Hi,
rdos wrote:This is not as simple as it might sound, as some patches will replace a far call with a push cs / call near, and the instruction itself is 8 bytes long, and there are no atomic instructions for 8 bytes.
I wouldn't say "none" - there is CMPXCHG8B.
For single-CPU machines (including 80486 and older) you can use anything you like because it's single-CPU. For multi-CPU, you say "for multi-CPU the minimum requirement is Pentium or newer" and then you can use "LOCK CMPXCHG8B". In practice this is perfectly fine, as the number of 80486 machines that have multiple CPUs is so close to zero that it's not worth caring about; and for 80386 and older there's even fewer multi-CPU machines (and because they pre-date Intel's MultiProcessor Specification there's no standard way of doing anything with them anyway).

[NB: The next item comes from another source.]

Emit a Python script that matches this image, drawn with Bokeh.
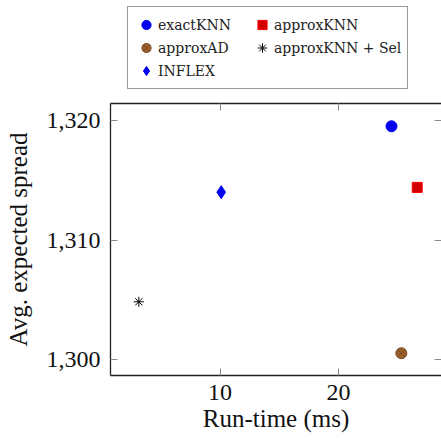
from bokeh.plotting import figure
from bokeh.layouts import column
from bokeh.models import (Range1d, LinearAxis, SingleIntervalTicker, NumeralTickFormatter,
                          Legend, LegendItem, ColumnDataSource)
from bokeh.embed import file_html
from bokeh.resources import INLINE

# ---- data ----
names = ["exactKNN", "approxKNN", "approxAD", "approxKNN + Sel", "INFLEX"]
runtime_ms = [24.47, 26.64, 25.3, 3.15, 10.1]
spread = [1319.5, 1314.4, 1300.56, 1304.85, 1314.0]

x_ticks_interval = 10
y_ticks_interval = 10

SERIF = "Liberation Serif"
LEG_FONT = "DejaVu Serif"

W = 441
LEG_H = 95
MAIN_H = 448 - LEG_H

# ---- main plot ----
p = figure(width=W, height=MAIN_H, output_backend="svg", toolbar_location=None,
           x_range=Range1d(0.76, 28.69), y_range=Range1d(1298.7, 1321.4),
           min_border_left=110, min_border_right=0, min_border_top=8, min_border_bottom=73)
p.outline_line_color = None
p.grid.visible = False
p.background_fill_color = "white"
p.border_fill_color = "white"

styles = [
    dict(marker="circle", size=11, fill_color="#0000ee", line_color="#0000ee", line_width=1),
    dict(marker="square", size=10, fill_color="#d00000", line_color="#ff0000", line_width=1),
    dict(marker="circle_x", size=11, fill_color="#9a5f2c", line_color="#7a4a22", line_width=1),
    dict(marker="asterisk", size=10, fill_color=None, line_color="black", line_width=1),
    dict(marker="diamond", size=13, fill_color="#0000ee", line_color="#0000ee", line_width=1),
]

for i, st in enumerate(styles):
    src = ColumnDataSource(dict(x=[runtime_ms[i]], y=[spread[i]]))
    p.scatter("x", "y", source=src, **st)

def style_axis(ax, labels=True):
    ax.major_tick_in = 7
    ax.major_tick_out = 0
    ax.minor_tick_in = 0
    ax.minor_tick_out = 0
    ax.major_tick_line_color = "#8a8a8a"
    ax.major_tick_line_width = 1
    ax.axis_line_color = "#222222"
    ax.axis_line_width = 1.3
    if labels:
        ax.major_label_text_font = SERIF
        ax.major_label_text_font_size = "24px"
        ax.major_label_text_color = "#111111"
        ax.axis_label_text_font = SERIF
        ax.axis_label_text_font_size = "25px"
        ax.axis_label_text_font_style = "normal"
        ax.axis_label_text_color = "#111111"
    else:
        ax.major_label_text_font_size = "1px"
        ax.major_label_text_color = None
        ax.major_label_standoff = 0

xa = p.xaxis[0]
ya = p.yaxis[0]
xa.ticker = SingleIntervalTicker(interval=x_ticks_interval)
ya.ticker = SingleIntervalTicker(interval=y_ticks_interval)
ya.formatter = NumeralTickFormatter(format="0,0")
style_axis(xa)
style_axis(ya)
xa.axis_label = "Run-time (ms)"
ya.axis_label = "Avg. expected spread"
xa.major_label_standoff = 9
ya.major_label_standoff = 10
xa.axis_label_standoff = 2
ya.axis_label_standoff = 12

top = LinearAxis(ticker=SingleIntervalTicker(interval=x_ticks_interval))
style_axis(top, labels=False)
p.add_layout(top, "above")

right = LinearAxis(ticker=SingleIntervalTicker(interval=y_ticks_interval))
style_axis(right, labels=False)
right.axis_line_color = None
p.add_layout(right, "right")

# ---- legend strip (frames of both figures are aligned by the column) ----
lg = figure(width=W, height=LEG_H, output_backend="svg", toolbar_location=None,
            x_range=Range1d(0, 1), y_range=Range1d(0, 1), min_border=0)
lg.axis.visible = False
lg.grid.visible = False
lg.outline_line_color = None
lg.background_fill_color = "white"
lg.border_fill_color = "white"

# legend fills column-major: col 1 = exactKNN, approxAD, INFLEX; col 2 = approxKNN, approxKNN + Sel
legend_order = [0, 2, 4, 1, 3]
items = []
for i in legend_order:
    # same data, lies outside this strip's ranges so only the legend glyph shows
    r = lg.scatter(x=[runtime_ms[i]], y=[spread[i]], **styles[i])
    items.append(LegendItem(label=names[i], renderers=[r]))

legend = Legend(items=items, ncols=2, location=(17, 6))
legend.label_text_font = LEG_FONT
legend.label_text_font_size = "14px"
legend.label_text_color = "#222222"
legend.glyph_width = 24
legend.glyph_height = 23
legend.label_height = 20
legend.label_standoff = 0
legend.label_width = 92
legend.spacing = 0
legend.padding = 6
legend.margin = 0
legend.border_line_color = "#333333"
legend.border_line_width = 1
legend.background_fill_alpha = 1
lg.add_layout(legend, "center")

layout = column(lg, p, spacing=0)
open("out.html", "w").write(file_html(layout, INLINE))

The only other problem is that "LOCK CMPXCHG8B" forms the basis of the F00F bug on Pentium so you'd want to implement a F00F bug workaround, but you want to do that anyway if you support Pentium CPUs.
rdos wrote:EDIT: Looking for better instructions to patch with, I found cmc (0F5h).
I'd be tempted to use "UD2". It's guaranteed to generate a undefined opcode exception (even on older CPUs), and it's only 2 bytes. For example, the first 2 bytes would be UD2, the next 2 bytes would determine the type of patch needed, and the last 4 bytes would be spare space. You'd write the last 4 bytes (which won't effect the UD2 for any other CPUs), then you'd write the first 4 bytes.
As a bonus, the undefined opcode handler (typically) needs to examine the opcode of the instruction that caused the fault (to emulate instructions that aren't supported by the CPU), so adding a check for UD2 doesn't add much extra overhead to that exception handler; while the GPF handler usually doesn't need to examine the opcode of the instruction that caused the fault, so adding a check for "call far" does add extra overhead to that exception handler.
rdos wrote:But patch-time is not an issue. The instruction will only be patched once, and if the code is called a second time it will go directly to the destination, with no overhead.
Let's do a rough "worst case" estimate. An exception is about 100 cycles. The exception handler needs to determine if the exception was caused by an instruction that needs patching or not; and has to take into account a few corner cases - e.g. first half of "instruction to be patched" placed so that the second half is on a different ("not present" or "supervisor") page, or beyond a segment limit; and checking if the instruction is in a valid code section (and the process isn't executing random data because it crashed). The checking, etc might cost another 50 cycles. Then there's the spinlock and lock contention - even without any contention that might add 20 cycles (and with lock contention it might be as bad as 50 cycles per CPU or something). A pipeline flush (caused by self/cross modifying code) is probably another 100 cycles. So, for an extremely rough "worst case" estimate, maybe it adds up to about 300 cycles.
Now imagine some initialisation code - no loops or anything, and the code is only run once. Maybe there's 100 instructions that need patching. Maybe that adds up to a total of 30000 cycles of overhead, and maybe it could run 10 times faster if the patching was done differently.
rdos wrote:This is faster than the dynamic linking alternatives that usually make a jump to a patch-table or similar.
For some OS's there's a jump table (e.g. ELF and the Global Offset Table). For other OSs there isn't - there's a table of relocations, and the "executable loader" patches all the offsets in the instructions themselves. There's advantages/disadvantages in both cases. The main disadvantage of the second approach is that it gets very messy once you start looking at memory mapped executable files, and it causes problems for code sharing (e.g. same pages of executable code shared by different processes, with different relocations).
All I'm saying is that if you had a table containing the offset of each instruction that needs patching, you could patch everything before the code is executed (e.g. in the executable loader), and get rid of the exception overhead and serialising, get rid of the need for spinlocks and lock contention, get rid of the "does this instruction need patching" testing (and get rid of the chance of false positives), get rid of the most of the "is it safe to patch" corner-cases, and improve startup times for executables.
Of course I'm only making suggestions (that may or may not be suitable for your specific case), based on very little knowledge about you specific case - I know you're patching code, but I don't know why and don't know much else about your OS (e.g. what your executable format looks like, if you're using paging, if you're planning to support memory mapped executables, etc).
Cheers,
Brendan